I don't think you should be focusing on the way the options are used because I don't think it impacts upon the price at all. Options are priced by very fancy computers run by banks and hedge funds, and if any one price becomes dislocated from the others there are algos to arb them back into line.
 
Of course, you picked a bloody awkward instrument to trade when it comes to understanding the relationship between the derivative and the underlying. The indices have both options and futures to consider when looking at the underlying. Obviously the futures volume overshadows the options volume completely and so does their impact.

Still - all derivates have a relationship with the underlying and there are many 'tail' and 'dog' discussions to be had, especially when talking about the 3 indices in question.

This could get you to the crux of the issue or it could be a diversion. It could just be that prices are fair.

BTW - I just missed a short posting this... grrrr...
 
I will treat the probability of touching as a proxy for the chances that the I will not let the option expire at zero and earn maximum return. Then I compute the mathematical expectation of this position as 85% chance of earning 7.5% return and a 15% chance of losing 15%. This yields a mathematical expectation of 4% return.

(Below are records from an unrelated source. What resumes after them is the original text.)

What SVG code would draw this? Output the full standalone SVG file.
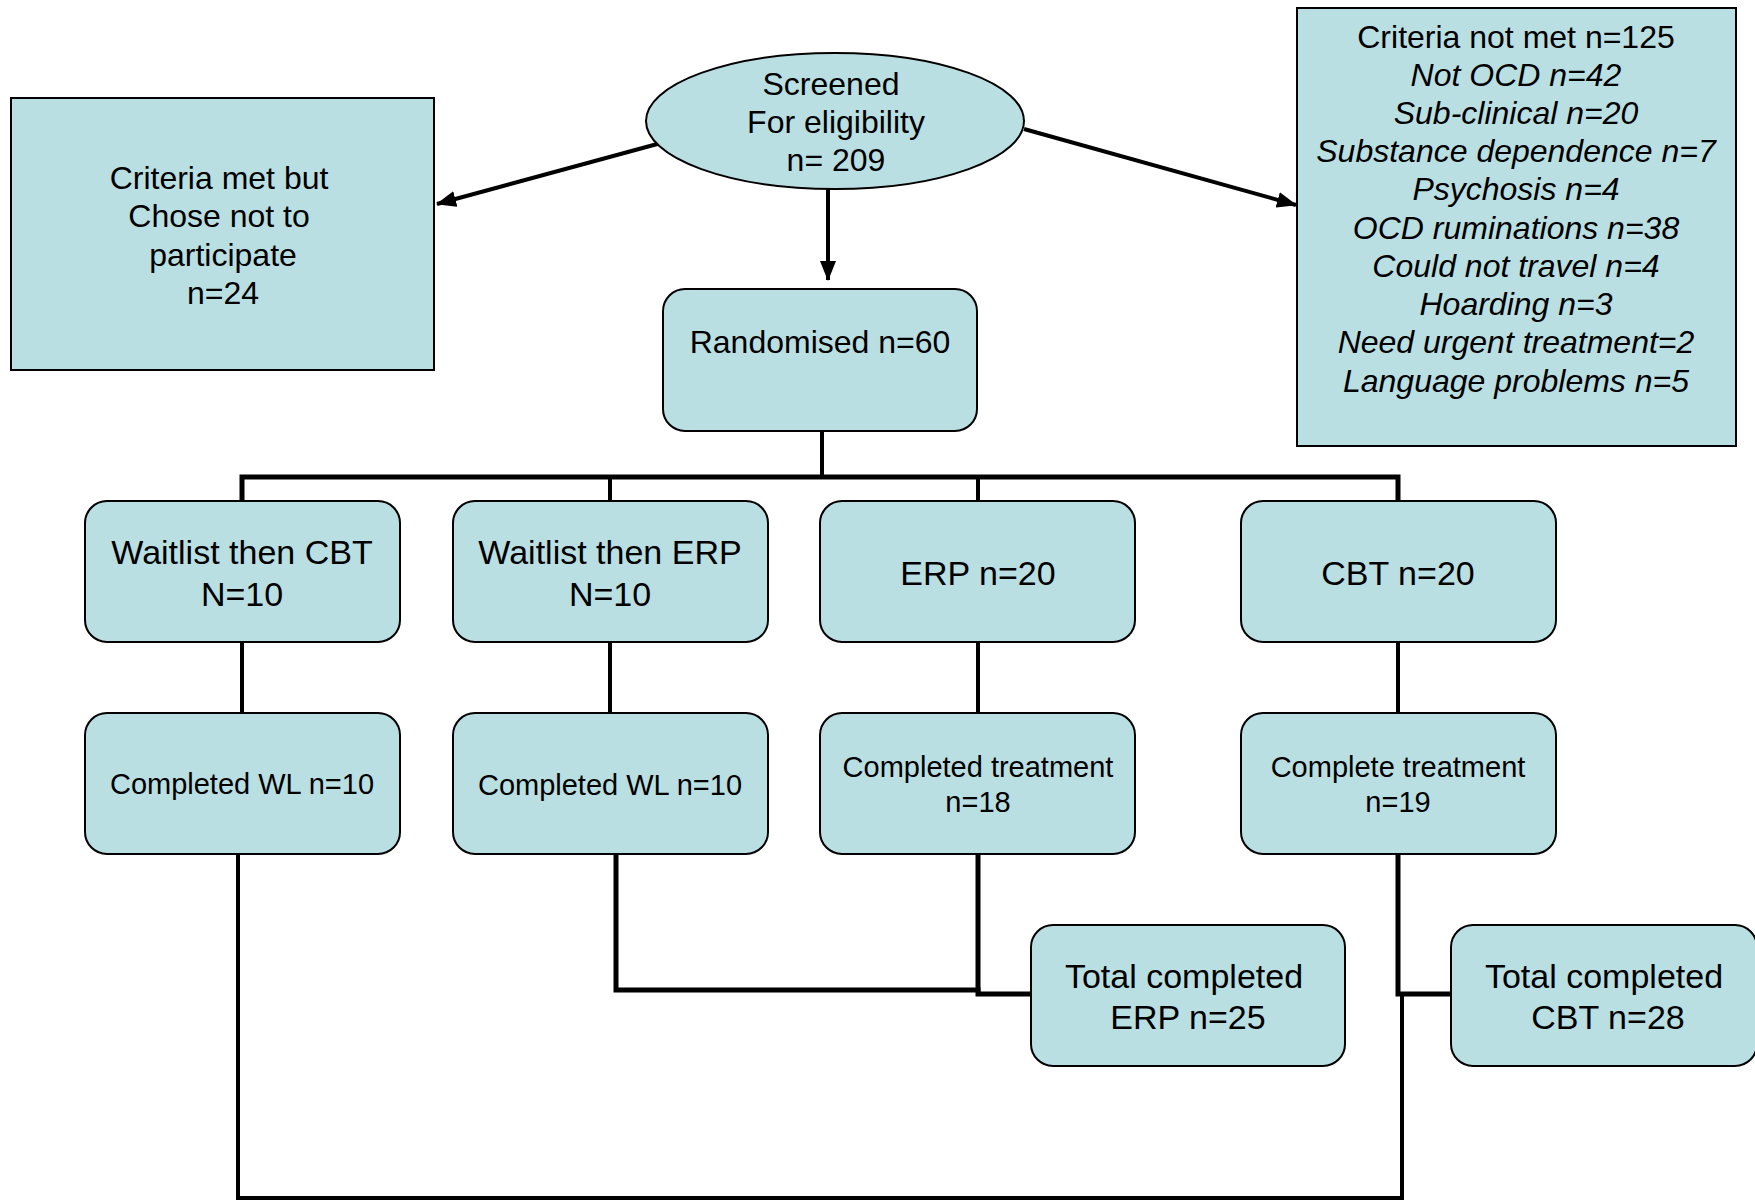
<svg xmlns="http://www.w3.org/2000/svg" width="1755" height="1201" viewBox="0 0 1755 1201">
<style>
.box{fill:#BADFE3;stroke:#000;stroke-width:2}
.t{font-family:"Liberation Sans",Arial,sans-serif;fill:#000;text-anchor:middle}
.f32{font-size:32px}
.f34{font-size:34px}
.f29{font-size:29px}
.it{font-style:italic}
.ln{fill:none;stroke:#000;stroke-width:4;stroke-linejoin:miter;stroke-linecap:square}
.ar{fill:none;stroke:#000;stroke-width:4}
</style>
<defs>
<marker id="ah" markerUnits="userSpaceOnUse" markerWidth="20" markerHeight="16" refX="19" refY="8" orient="auto">
<path d="M0,0 L20,8 L0,16 z" fill="#000"/>
</marker>
</defs>
<g id="connectors">
<line class="ar" x1="661" y1="143" x2="437" y2="204" marker-end="url(#ah)"/>
<line class="ar" x1="1024" y1="129" x2="1296" y2="205" marker-end="url(#ah)"/>
<line class="ar" x1="828" y1="189" x2="828" y2="280" marker-end="url(#ah)"/>
<line class="ln" x1="822" y1="431" x2="822" y2="477"/>
<polyline class="ln" points="242,501 242,477 1398,477 1398,501" style="stroke-width:5"/>
<line class="ln" x1="610" y1="477" x2="610" y2="501"/>
<line class="ln" x1="978" y1="477" x2="978" y2="501"/>
<line class="ln" x1="242" y1="642" x2="242" y2="713"/>
<line class="ln" x1="610" y1="642" x2="610" y2="713"/>
<line class="ln" x1="978" y1="642" x2="978" y2="713"/>
<line class="ln" x1="1398" y1="642" x2="1398" y2="713"/>
<polyline class="ln" points="238,854 238,1198 1402,1198 1402,994"/>
<polyline class="ln" points="1398,854 1398,994 1451,994" style="stroke-width:5"/>
<polyline class="ln" points="616,854 616,990 978,990" style="stroke-width:5"/>
<polyline class="ln" points="978,854 978,994 1031,994" style="stroke-width:5"/>
</g>
<g id="screened">
<ellipse class="box" cx="835" cy="121" rx="189" ry="68"/>
<text class="t f32" x="831" y="95">Screened</text>
<text class="t f32" x="836" y="133">For eligibility</text>
<text class="t f32" x="836" y="171">n= 209</text>
</g>
<g id="criteria-met">
<rect class="box" x="11" y="98" width="423" height="272"/>
<text class="t f32" x="219" y="189">Criteria met but</text>
<text class="t f32" x="219" y="227">Chose not to</text>
<text class="t f32" x="223" y="266">participate</text>
<text class="t f32" x="223" y="304">n=24</text>
</g>
<g id="criteria-not-met">
<rect class="box" x="1297" y="8" width="439" height="438"/>
<text class="t f32" x="1516" y="48">Criteria not met n=125</text>
<text class="t f32 it" x="1516" y="86">Not OCD n=42</text>
<text class="t f32 it" x="1516" y="124">Sub-clinical n=20</text>
<text class="t f32 it" x="1516" y="162">Substance dependence n=7</text>
<text class="t f32 it" x="1516" y="200">Psychosis n=4</text>
<text class="t f32 it" x="1516" y="239">OCD ruminations n=38</text>
<text class="t f32 it" x="1516" y="277">Could not travel n=4</text>
<text class="t f32 it" x="1516" y="315">Hoarding n=3</text>
<text class="t f32 it" x="1516" y="353">Need urgent treatment=2</text>
<text class="t f32 it" x="1516" y="392">Language problems n=5</text>
</g>
<g id="randomised">
<rect class="box" x="663" y="289" width="314" height="142" rx="22"/>
<text class="t f32" x="820" y="353">Randomised n=60</text>
</g>
<g id="waitlist-cbt">
<rect class="box" x="85" y="501" width="315" height="141" rx="22"/>
<text class="t f34" x="242" y="564">Waitlist then CBT</text>
<text class="t f34" x="242" y="606">N=10</text>
</g>
<g id="waitlist-erp">
<rect class="box" x="453" y="501" width="315" height="141" rx="22"/>
<text class="t f34" x="610" y="564">Waitlist then ERP</text>
<text class="t f34" x="610" y="606">N=10</text>
</g>
<g id="erp">
<rect class="box" x="820" y="501" width="315" height="141" rx="22"/>
<text class="t f34" x="978" y="585">ERP n=20</text>
</g>
<g id="cbt">
<rect class="box" x="1241" y="501" width="315" height="141" rx="22"/>
<text class="t f34" x="1398" y="585">CBT n=20</text>
</g>
<g id="completed-wl-cbt">
<rect class="box" x="85" y="713" width="315" height="141" rx="22"/>
<text class="t f29" x="242" y="794">Completed WL n=10</text>
</g>
<g id="completed-wl-erp">
<rect class="box" x="453" y="713" width="315" height="141" rx="22"/>
<text class="t f29" x="610" y="795">Completed WL n=10</text>
</g>
<g id="completed-erp">
<rect class="box" x="820" y="713" width="315" height="141" rx="22"/>
<text class="t f29" x="978" y="777">Completed treatment</text>
<text class="t f29" x="978" y="812">n=18</text>
</g>
<g id="completed-cbt">
<rect class="box" x="1241" y="713" width="315" height="141" rx="22"/>
<text class="t f29" x="1398" y="777">Complete treatment</text>
<text class="t f29" x="1398" y="812">n=19</text>
</g>
<g id="total-erp">
<rect class="box" x="1031" y="925" width="314" height="141" rx="22"/>
<text class="t f34" x="1184" y="988">Total completed</text>
<text class="t f34" x="1188" y="1029">ERP n=25</text>
</g>
<g id="total-cbt">
<rect class="box" x="1451" y="925" width="306" height="141" rx="22"/>
<text class="t f34" x="1604" y="988">Total completed</text>
<text class="t f34" x="1608" y="1029">CBT n=28</text>
</g>
</svg>
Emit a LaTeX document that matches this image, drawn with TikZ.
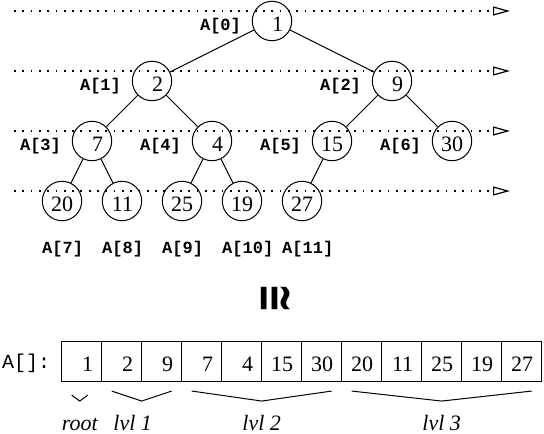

There are two types of so-called digital options. Those that pay off if the barrier is touched at any point during the life, and those which pay off at expiry if spot is beyond the chosen level.

As a very crude approximation, the "one touch binary" usually has a premium equal to twice that of the "at expiry digital" (where the premium is expressed as a percentage between 0-100).

Based on the underlined section, are you using the one touch binary price as a proxy for the odds of finishing beyond the strike at expiry?